DATA EXCERPT:
****************************************

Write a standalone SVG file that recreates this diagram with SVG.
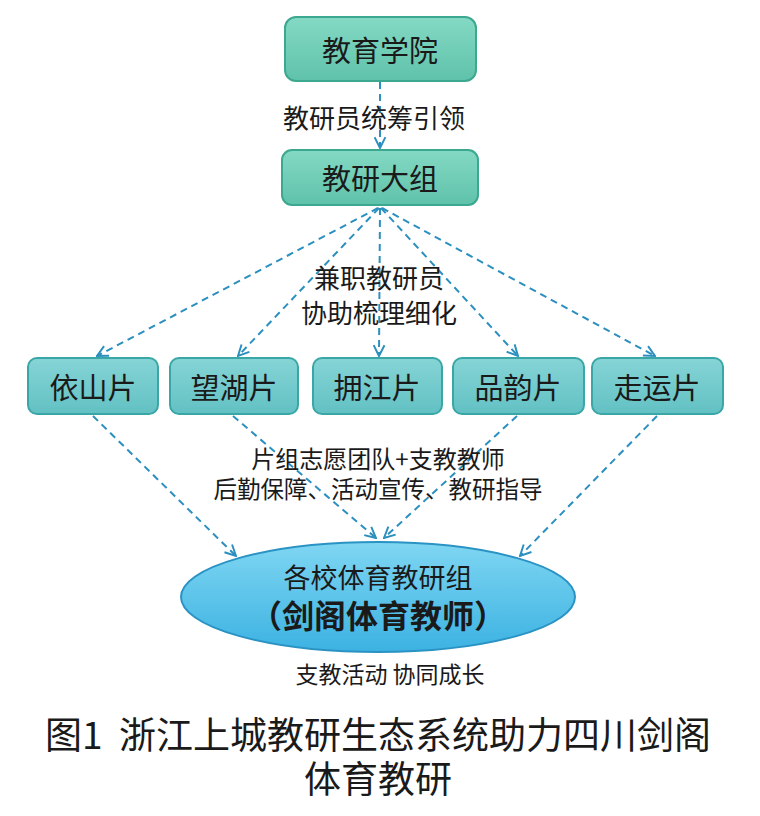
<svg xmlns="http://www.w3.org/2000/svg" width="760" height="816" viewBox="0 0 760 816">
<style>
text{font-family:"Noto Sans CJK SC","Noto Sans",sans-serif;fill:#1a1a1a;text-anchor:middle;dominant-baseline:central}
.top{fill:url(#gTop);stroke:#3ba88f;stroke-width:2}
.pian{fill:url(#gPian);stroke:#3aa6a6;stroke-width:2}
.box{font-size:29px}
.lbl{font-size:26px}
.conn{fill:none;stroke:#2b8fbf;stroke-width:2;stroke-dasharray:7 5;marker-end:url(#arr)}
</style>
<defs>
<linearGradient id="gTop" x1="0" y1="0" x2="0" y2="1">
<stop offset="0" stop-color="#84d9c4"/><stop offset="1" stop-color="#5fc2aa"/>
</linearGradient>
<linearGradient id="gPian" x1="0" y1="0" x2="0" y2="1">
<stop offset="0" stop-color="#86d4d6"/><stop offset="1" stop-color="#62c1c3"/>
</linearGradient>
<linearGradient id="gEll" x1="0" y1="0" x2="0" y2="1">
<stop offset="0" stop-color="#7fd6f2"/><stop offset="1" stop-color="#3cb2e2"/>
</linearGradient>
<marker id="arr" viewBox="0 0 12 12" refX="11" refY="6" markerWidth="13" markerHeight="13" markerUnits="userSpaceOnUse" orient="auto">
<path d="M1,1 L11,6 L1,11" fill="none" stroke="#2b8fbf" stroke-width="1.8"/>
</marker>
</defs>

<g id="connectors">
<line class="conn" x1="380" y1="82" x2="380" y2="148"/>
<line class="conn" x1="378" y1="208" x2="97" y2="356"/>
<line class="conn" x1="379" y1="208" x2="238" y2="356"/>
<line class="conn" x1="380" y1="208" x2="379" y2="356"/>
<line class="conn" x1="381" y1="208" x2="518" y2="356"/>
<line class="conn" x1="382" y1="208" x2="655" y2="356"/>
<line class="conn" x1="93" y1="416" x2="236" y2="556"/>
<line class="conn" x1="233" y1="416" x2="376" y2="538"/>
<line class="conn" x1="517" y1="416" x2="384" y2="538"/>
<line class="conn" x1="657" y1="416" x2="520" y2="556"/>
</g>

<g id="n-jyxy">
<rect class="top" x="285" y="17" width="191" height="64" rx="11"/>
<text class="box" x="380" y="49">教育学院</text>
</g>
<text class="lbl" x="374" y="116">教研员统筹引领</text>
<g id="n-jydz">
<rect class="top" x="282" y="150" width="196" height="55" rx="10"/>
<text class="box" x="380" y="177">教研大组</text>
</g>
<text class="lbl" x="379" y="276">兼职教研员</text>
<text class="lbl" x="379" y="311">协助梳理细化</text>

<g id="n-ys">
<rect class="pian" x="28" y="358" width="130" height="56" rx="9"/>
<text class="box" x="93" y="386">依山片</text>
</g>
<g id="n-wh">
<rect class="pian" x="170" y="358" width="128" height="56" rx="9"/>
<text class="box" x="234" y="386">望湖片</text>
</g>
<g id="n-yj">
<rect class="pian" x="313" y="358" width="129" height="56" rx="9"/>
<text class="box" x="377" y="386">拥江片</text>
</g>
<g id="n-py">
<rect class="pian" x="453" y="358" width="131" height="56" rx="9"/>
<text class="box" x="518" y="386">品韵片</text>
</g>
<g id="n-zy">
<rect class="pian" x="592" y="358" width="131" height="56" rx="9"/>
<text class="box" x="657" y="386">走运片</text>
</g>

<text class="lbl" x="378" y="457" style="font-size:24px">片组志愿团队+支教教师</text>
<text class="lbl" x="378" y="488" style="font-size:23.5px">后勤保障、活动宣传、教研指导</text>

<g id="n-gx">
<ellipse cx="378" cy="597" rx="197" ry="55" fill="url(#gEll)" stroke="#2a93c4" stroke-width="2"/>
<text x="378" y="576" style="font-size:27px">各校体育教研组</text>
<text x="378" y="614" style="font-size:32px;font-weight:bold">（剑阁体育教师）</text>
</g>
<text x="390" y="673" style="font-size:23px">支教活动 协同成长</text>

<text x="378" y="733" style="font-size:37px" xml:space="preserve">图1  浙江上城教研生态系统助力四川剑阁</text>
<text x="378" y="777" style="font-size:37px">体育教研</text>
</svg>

****************************************

WHAT YOU HAVE TO DO:
Go through the listing above and write it all out exactly, leaving out any picture.

EXPECTED OUTPUT:
Write a standalone SVG file that recreates this diagram with SVG.
<svg xmlns="http://www.w3.org/2000/svg" width="760" height="816" viewBox="0 0 760 816">
<style>
text{font-family:"Noto Sans CJK SC","Noto Sans",sans-serif;fill:#1a1a1a;text-anchor:middle;dominant-baseline:central}
.top{fill:url(#gTop);stroke:#3ba88f;stroke-width:2}
.pian{fill:url(#gPian);stroke:#3aa6a6;stroke-width:2}
.box{font-size:29px}
.lbl{font-size:26px}
.conn{fill:none;stroke:#2b8fbf;stroke-width:2;stroke-dasharray:7 5;marker-end:url(#arr)}
</style>
<defs>
<linearGradient id="gTop" x1="0" y1="0" x2="0" y2="1">
<stop offset="0" stop-color="#84d9c4"/><stop offset="1" stop-color="#5fc2aa"/>
</linearGradient>
<linearGradient id="gPian" x1="0" y1="0" x2="0" y2="1">
<stop offset="0" stop-color="#86d4d6"/><stop offset="1" stop-color="#62c1c3"/>
</linearGradient>
<linearGradient id="gEll" x1="0" y1="0" x2="0" y2="1">
<stop offset="0" stop-color="#7fd6f2"/><stop offset="1" stop-color="#3cb2e2"/>
</linearGradient>
<marker id="arr" viewBox="0 0 12 12" refX="11" refY="6" markerWidth="13" markerHeight="13" markerUnits="userSpaceOnUse" orient="auto">
<path d="M1,1 L11,6 L1,11" fill="none" stroke="#2b8fbf" stroke-width="1.8"/>
</marker>
</defs>

<g id="connectors">
<line class="conn" x1="380" y1="82" x2="380" y2="148"/>
<line class="conn" x1="378" y1="208" x2="97" y2="356"/>
<line class="conn" x1="379" y1="208" x2="238" y2="356"/>
<line class="conn" x1="380" y1="208" x2="379" y2="356"/>
<line class="conn" x1="381" y1="208" x2="518" y2="356"/>
<line class="conn" x1="382" y1="208" x2="655" y2="356"/>
<line class="conn" x1="93" y1="416" x2="236" y2="556"/>
<line class="conn" x1="233" y1="416" x2="376" y2="538"/>
<line class="conn" x1="517" y1="416" x2="384" y2="538"/>
<line class="conn" x1="657" y1="416" x2="520" y2="556"/>
</g>

<g id="n-jyxy">
<rect class="top" x="285" y="17" width="191" height="64" rx="11"/>
<text class="box" x="380" y="49">教育学院</text>
</g>
<text class="lbl" x="374" y="116">教研员统筹引领</text>
<g id="n-jydz">
<rect class="top" x="282" y="150" width="196" height="55" rx="10"/>
<text class="box" x="380" y="177">教研大组</text>
</g>
<text class="lbl" x="379" y="276">兼职教研员</text>
<text class="lbl" x="379" y="311">协助梳理细化</text>

<g id="n-ys">
<rect class="pian" x="28" y="358" width="130" height="56" rx="9"/>
<text class="box" x="93" y="386">依山片</text>
</g>
<g id="n-wh">
<rect class="pian" x="170" y="358" width="128" height="56" rx="9"/>
<text class="box" x="234" y="386">望湖片</text>
</g>
<g id="n-yj">
<rect class="pian" x="313" y="358" width="129" height="56" rx="9"/>
<text class="box" x="377" y="386">拥江片</text>
</g>
<g id="n-py">
<rect class="pian" x="453" y="358" width="131" height="56" rx="9"/>
<text class="box" x="518" y="386">品韵片</text>
</g>
<g id="n-zy">
<rect class="pian" x="592" y="358" width="131" height="56" rx="9"/>
<text class="box" x="657" y="386">走运片</text>
</g>

<text class="lbl" x="378" y="457" style="font-size:24px">片组志愿团队+支教教师</text>
<text class="lbl" x="378" y="488" style="font-size:23.5px">后勤保障、活动宣传、教研指导</text>

<g id="n-gx">
<ellipse cx="378" cy="597" rx="197" ry="55" fill="url(#gEll)" stroke="#2a93c4" stroke-width="2"/>
<text x="378" y="576" style="font-size:27px">各校体育教研组</text>
<text x="378" y="614" style="font-size:32px;font-weight:bold">（剑阁体育教师）</text>
</g>
<text x="390" y="673" style="font-size:23px">支教活动 协同成长</text>

<text x="378" y="733" style="font-size:37px" xml:space="preserve">图1  浙江上城教研生态系统助力四川剑阁</text>
<text x="378" y="777" style="font-size:37px">体育教研</text>
</svg>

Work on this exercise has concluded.